Delhi Dweller

A Graceful, Huge Masjid That's Now Fallen To Ruins, Here's All About The Begumpur Mosque

Begumpur Mosque is like a twin to its counterpart at Jama Masjid, similar in size but completely opposite in its present state to the Old Delhi mosque which is still in use. Similar to the Khirki Mosque nearby in its architectural motifs, there’s a debate as to whether the mosque was built during Muhammad-bin-Tughlaq’s or his successor, Firoz Shah's reign, with evidence pointing more towards the latter as Juna Shah, Firoz Shah’s prime minister, had constructed many mosques with similar architectural motifs (Khirki being one).
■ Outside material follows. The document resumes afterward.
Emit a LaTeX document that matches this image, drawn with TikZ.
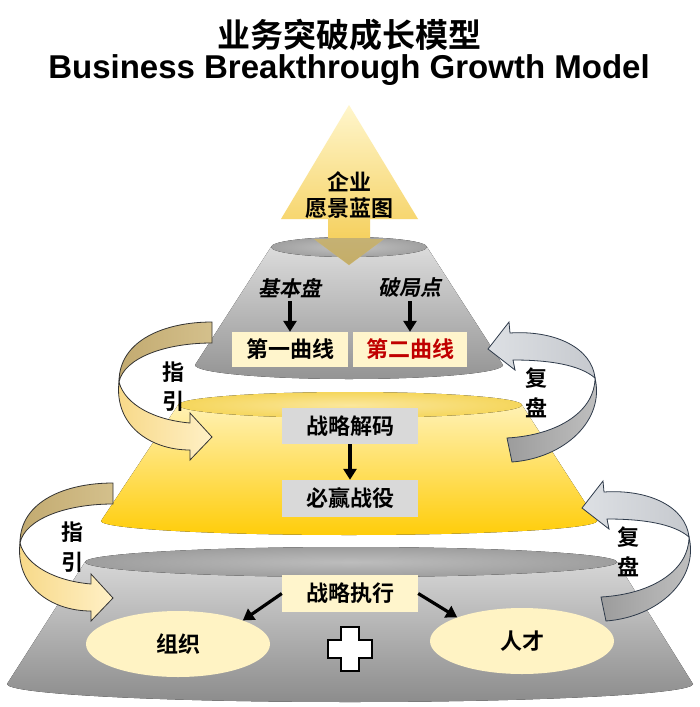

Also Ibn Batuta, who had visited during Muhammad-bin-Tughlaq’s reign, did not record the structure in his writings till his departure in 1341 AD and the king himself died in 1351 AD, ten years being too short a time for such grandeur.

The Overall Structure

The mosque has a huge courtyard of almost a 1000 sq. metres, second only to the Jama Masjid in Old Delhi that was built much later. The arch at the main entrance to the East is covered by one of the larger domes. Elements of Timurid architecture which dominated the landscape of Central Asia can be found here, especially in the design pattern and geometrical layout. A small passageway on the East leads to an independent small structure, believed to be a mosque for women. This part cannot be accessed through the main structure now because of the blocked staircase and massive encroachments. The mathematical symmetry of Khirki Masjid can be found on these roofs as well. 
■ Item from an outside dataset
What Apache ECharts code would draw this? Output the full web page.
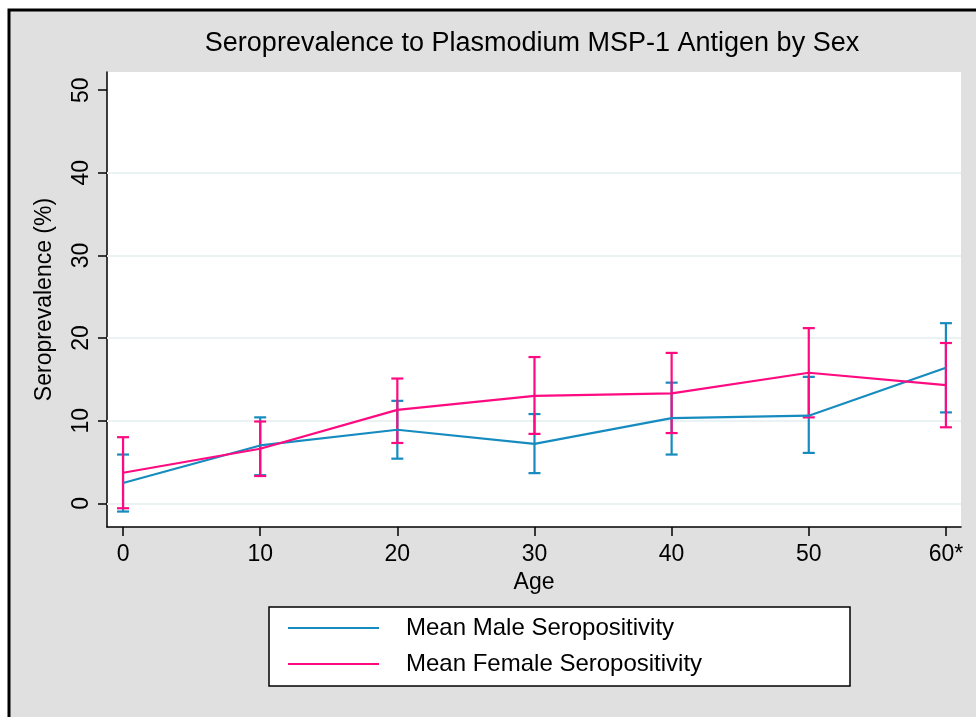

The verandahs on the North and South have eight domes each, while those on the East and West have seven domes each. The view of Bijay Mandal on the West and the creeping cityscape all around makes the roof worth a visit. Some of the parts have caved in though, so one has to be careful making their way up to the top.
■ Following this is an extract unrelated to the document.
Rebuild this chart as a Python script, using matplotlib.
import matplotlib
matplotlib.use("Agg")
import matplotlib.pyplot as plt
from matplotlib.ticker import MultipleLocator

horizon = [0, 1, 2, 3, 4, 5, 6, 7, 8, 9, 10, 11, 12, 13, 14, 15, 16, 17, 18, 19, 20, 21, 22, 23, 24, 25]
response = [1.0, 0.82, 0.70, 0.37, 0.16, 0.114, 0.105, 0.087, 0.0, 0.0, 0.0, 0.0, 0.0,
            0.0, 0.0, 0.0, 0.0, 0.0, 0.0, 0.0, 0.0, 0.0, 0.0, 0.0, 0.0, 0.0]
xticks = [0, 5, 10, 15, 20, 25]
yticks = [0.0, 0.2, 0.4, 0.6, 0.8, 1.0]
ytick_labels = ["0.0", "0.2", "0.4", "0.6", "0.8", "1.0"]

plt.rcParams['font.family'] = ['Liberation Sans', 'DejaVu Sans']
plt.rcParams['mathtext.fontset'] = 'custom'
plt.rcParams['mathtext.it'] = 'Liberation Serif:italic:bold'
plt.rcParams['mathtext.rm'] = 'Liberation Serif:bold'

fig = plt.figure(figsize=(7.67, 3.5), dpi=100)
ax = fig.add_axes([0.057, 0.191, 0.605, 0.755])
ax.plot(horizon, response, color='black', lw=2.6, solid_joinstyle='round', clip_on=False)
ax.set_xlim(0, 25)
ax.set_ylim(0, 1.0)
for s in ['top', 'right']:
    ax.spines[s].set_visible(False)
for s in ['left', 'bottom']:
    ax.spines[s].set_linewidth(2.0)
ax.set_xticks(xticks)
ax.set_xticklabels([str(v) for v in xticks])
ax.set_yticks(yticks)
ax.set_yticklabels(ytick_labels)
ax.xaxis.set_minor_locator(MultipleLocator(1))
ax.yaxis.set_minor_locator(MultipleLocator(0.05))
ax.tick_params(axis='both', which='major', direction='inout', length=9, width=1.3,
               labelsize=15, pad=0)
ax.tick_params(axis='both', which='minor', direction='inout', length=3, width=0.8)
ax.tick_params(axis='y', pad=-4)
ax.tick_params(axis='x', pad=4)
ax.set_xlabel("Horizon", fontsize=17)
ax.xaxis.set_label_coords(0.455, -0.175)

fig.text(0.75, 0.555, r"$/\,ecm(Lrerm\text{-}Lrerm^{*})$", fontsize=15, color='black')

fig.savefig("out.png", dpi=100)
The Mihrab (niche in the wall) is pretty simple, and so is the mosque as a whole in terms of decoration, but can often surprise one with the variety of materials used and the complex architectural problems that were resolved with sheer artistry and ingenuity! 

Despite All Efforts

The ASI has been trying to restore the monument for quite a while now, but the encroachments can be too much at times – drunkards, gamblers, drug addicts and aspiring cricketers, all have camped on the courtyards and dark chambers of the monument. There’s an ASI guard stationed here, who can show you around on request; but again, the wee hours of the morning are to be avoided. Both Bijay Mandal and the mosque are a 10 minute walk from the metro station. It’s advisable to be modestly dressed here, as the area is an urban village. It is also recommended that you visit the monument during day time.